Der cremige Sound klingt nach Sonnenbad und hält die Sinne geschmeidig. Das HR-Sinfonieorchester spielt das Stadttheater schwindelig. Und Solistin Tianwa Yang an der Geige ist eine Wucht.
Eigentlich braucht es den Dirigenten nur, um den Startknopf zu drücken. Danach spielt der 40-köpfige Streicherapparat wie von selbst in einer anderen Welt. Die Bläser folgen mühelos. Der cremige Sound klingt nach Sonnenbad und hält die Sinne geschmeidig. Dabei gibt das HR-Sinfonie- Orchester nur sein alljährliches Gastspiel im Stadttheater. Die Frankfurter präsentieren am Samstagabend ein iberoamerikanisches Programm von archaischer Kraft. Gut eingestimmt zeigen sich die Musiker ohnehin: Das Konzert unter dem Motto »Die Nacht der Mayas« war bereits am Donnerstag und Freitag im HR-Sendesaal zu hören.
Mit dem Venezolaner Manuel López-Gómez steht einer der impulsiven Dirigenten Südamerikas am Pult. Er leitet den großen Klangkörper konzentriert und bleibt dabei locker in der Hüfte, was den Kostbarkeiten aus dem Hause Tango und Habanera guttut. Feinfühlig gelingen die Schattierungen der Orchesterfarben. Und mit der jungen chinesischen Geigerin Tianwa Yang steht eine Virtuosin auf der Bühne, die ihresgleichen sucht.
Yang zelebriert die »Symphonie Espa- gnole« (1874) von Édouard Lalo ohne Allüren. Hinter dem Titel verbirgt sich ein Violinkonzert des Franzosen in fünf Sätzen. Die Tonsprache kündet von Dramatik, Melodik und ausgeprägter Rhythmik. Die Streicher breiten einen Seidenteppich aus, auf dem Yang brilliert. Die zierliche Solistin lebt Lalos Musik. Yang tanzt mit ihrem Instrument, schwelgerisch und mit technischer Raffinesse reißt sie die Saiten an, um sofort ins feinste Piano zu gleiten und danach wieder mit Akkordblöcken zu feuern, die den Atem rauben.
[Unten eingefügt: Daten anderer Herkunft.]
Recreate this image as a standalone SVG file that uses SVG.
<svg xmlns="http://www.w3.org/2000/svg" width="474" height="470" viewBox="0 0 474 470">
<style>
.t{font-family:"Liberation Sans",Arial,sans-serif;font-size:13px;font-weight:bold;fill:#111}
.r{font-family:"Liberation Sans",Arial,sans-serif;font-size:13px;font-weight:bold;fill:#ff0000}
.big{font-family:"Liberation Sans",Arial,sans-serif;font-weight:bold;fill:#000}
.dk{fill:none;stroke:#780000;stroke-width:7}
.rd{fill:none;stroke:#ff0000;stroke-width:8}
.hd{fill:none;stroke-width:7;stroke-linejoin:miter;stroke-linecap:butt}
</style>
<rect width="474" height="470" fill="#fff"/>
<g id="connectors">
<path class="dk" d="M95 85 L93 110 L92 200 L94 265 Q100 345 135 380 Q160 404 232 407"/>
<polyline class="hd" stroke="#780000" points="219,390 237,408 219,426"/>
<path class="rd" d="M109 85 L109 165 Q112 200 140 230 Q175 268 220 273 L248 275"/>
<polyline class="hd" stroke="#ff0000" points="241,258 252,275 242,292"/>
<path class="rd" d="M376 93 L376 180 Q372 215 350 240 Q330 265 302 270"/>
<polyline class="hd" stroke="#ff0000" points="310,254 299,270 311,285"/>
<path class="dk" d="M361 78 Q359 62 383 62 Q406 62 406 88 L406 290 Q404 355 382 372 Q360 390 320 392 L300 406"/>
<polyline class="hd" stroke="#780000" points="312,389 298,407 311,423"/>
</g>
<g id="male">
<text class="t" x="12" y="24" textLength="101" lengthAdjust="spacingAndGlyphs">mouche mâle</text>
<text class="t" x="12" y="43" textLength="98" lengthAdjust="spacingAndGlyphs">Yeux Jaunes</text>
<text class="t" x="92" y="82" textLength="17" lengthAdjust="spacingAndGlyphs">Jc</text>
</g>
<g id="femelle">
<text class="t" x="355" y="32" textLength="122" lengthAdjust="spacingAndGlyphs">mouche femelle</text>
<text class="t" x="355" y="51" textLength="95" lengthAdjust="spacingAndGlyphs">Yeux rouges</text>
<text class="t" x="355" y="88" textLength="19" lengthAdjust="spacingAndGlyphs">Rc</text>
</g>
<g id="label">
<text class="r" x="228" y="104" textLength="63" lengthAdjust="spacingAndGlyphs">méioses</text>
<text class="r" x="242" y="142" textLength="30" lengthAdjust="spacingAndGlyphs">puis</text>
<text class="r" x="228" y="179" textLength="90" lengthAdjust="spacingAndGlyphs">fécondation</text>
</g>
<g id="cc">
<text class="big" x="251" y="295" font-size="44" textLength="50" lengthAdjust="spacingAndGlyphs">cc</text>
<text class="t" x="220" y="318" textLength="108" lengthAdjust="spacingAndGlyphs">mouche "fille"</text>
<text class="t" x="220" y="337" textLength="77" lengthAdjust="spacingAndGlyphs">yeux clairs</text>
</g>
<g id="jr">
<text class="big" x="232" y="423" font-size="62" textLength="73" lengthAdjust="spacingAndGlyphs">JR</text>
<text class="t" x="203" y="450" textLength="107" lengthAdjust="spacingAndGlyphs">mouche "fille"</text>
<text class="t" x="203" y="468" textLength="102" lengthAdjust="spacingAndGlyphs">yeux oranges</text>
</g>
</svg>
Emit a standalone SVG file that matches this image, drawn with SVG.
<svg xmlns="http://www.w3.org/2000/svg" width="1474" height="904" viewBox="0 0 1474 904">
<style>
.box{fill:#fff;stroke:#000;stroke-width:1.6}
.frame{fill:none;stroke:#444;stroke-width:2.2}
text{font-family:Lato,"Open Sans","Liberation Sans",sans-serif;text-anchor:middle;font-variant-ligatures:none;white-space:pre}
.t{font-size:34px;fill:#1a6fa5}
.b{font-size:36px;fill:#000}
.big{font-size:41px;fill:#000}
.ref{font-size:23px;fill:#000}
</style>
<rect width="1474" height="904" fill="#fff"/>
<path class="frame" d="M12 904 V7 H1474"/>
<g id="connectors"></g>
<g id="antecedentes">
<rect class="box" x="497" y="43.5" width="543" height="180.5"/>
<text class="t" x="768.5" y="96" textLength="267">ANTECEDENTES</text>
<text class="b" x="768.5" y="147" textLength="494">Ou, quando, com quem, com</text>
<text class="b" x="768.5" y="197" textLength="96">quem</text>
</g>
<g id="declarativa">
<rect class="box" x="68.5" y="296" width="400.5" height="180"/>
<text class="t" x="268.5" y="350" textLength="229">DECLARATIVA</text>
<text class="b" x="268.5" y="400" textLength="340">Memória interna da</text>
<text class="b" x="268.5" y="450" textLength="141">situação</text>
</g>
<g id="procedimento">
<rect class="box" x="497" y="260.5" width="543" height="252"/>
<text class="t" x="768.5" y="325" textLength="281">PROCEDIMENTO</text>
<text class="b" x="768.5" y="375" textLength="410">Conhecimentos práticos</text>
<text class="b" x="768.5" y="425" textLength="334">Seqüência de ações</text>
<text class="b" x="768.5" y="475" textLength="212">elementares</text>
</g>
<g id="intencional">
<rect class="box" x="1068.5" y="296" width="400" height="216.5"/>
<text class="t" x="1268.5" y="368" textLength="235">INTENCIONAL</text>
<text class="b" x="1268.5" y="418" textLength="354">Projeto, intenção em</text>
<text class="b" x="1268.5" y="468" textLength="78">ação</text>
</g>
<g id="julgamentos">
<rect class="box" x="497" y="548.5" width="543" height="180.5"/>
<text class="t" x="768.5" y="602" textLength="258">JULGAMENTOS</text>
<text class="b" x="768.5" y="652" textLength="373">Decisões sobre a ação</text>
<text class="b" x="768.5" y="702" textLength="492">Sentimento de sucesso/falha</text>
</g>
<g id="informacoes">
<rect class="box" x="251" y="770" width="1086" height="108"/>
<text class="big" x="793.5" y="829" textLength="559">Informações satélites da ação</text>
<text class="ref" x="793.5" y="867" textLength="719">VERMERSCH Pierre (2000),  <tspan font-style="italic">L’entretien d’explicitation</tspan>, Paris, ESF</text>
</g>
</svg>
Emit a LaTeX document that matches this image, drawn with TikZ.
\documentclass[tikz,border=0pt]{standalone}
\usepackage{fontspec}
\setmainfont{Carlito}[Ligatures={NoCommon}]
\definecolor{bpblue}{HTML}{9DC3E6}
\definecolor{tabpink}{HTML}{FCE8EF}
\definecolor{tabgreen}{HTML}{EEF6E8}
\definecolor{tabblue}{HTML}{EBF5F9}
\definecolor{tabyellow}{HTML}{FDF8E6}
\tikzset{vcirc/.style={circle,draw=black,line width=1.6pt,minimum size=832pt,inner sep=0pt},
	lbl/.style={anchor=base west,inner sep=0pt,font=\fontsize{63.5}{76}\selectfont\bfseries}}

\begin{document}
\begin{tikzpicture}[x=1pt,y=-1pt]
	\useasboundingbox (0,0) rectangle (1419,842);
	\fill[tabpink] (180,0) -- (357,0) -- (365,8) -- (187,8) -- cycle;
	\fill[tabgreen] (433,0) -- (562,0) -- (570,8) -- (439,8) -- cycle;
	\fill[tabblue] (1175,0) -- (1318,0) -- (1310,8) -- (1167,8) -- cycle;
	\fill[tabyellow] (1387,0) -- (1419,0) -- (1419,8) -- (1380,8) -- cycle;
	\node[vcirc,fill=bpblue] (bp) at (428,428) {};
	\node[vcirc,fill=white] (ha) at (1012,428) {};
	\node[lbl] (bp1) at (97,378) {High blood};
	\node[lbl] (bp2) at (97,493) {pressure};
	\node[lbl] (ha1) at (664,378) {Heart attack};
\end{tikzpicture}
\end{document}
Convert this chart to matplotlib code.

Bravorufe und tosender Beifall sind der Dank des Publikums. Den belgischen Komponisten Eugene Ysaÿe lässt die Solistin in ihrer Zugabe aufblühen.
Zum stimulierenden Programm gehören auch zwei Stücke von Silvestre Revueltas. Für sein »Sensemayá« (1937/38) hat er sich von dem gleichnamigen Gedicht des Afro-Kubaners Nicolás Guillén inspirieren lassen – der Dichter zelebriert darin ein Schlangentötungsritual. Das knapp sechsminütige Werk ist von Klangvisionen geprägt und erinnert doch an Igor Strawinsky, womit Revueltas, der eigenständige und moderne Mexikaner, wieder in der alten Welt landet, aber immerhin in der Neuen Musik.
Nach der Pause erklingt »La noche de los Mayas«, eine Suite in vier Sätzen, die José Yves Limantour 20 Jahre nach dem Tod von Revueltas aus dessen Soundtrack zum Film »Die Nacht der Mayas« (1939) konzipiert hat. Ergebnis ist ein lateinamerikanischer Charme zum Dahinschmelzen. 13 Schlagwerker ergänzen im vierten und letzten Satz das opulente Orchester mit so exotischen Percussionsinstrumenten wie Huehuetl, Sonajas und Tumkul. Und auch ein Muschelhorn macht mit. Langer Applaus vom Publikum, den Dirigent López-Gómez mit dem energischen Danzón No. 2 von Arturo Márquez als Zugabe belohnt.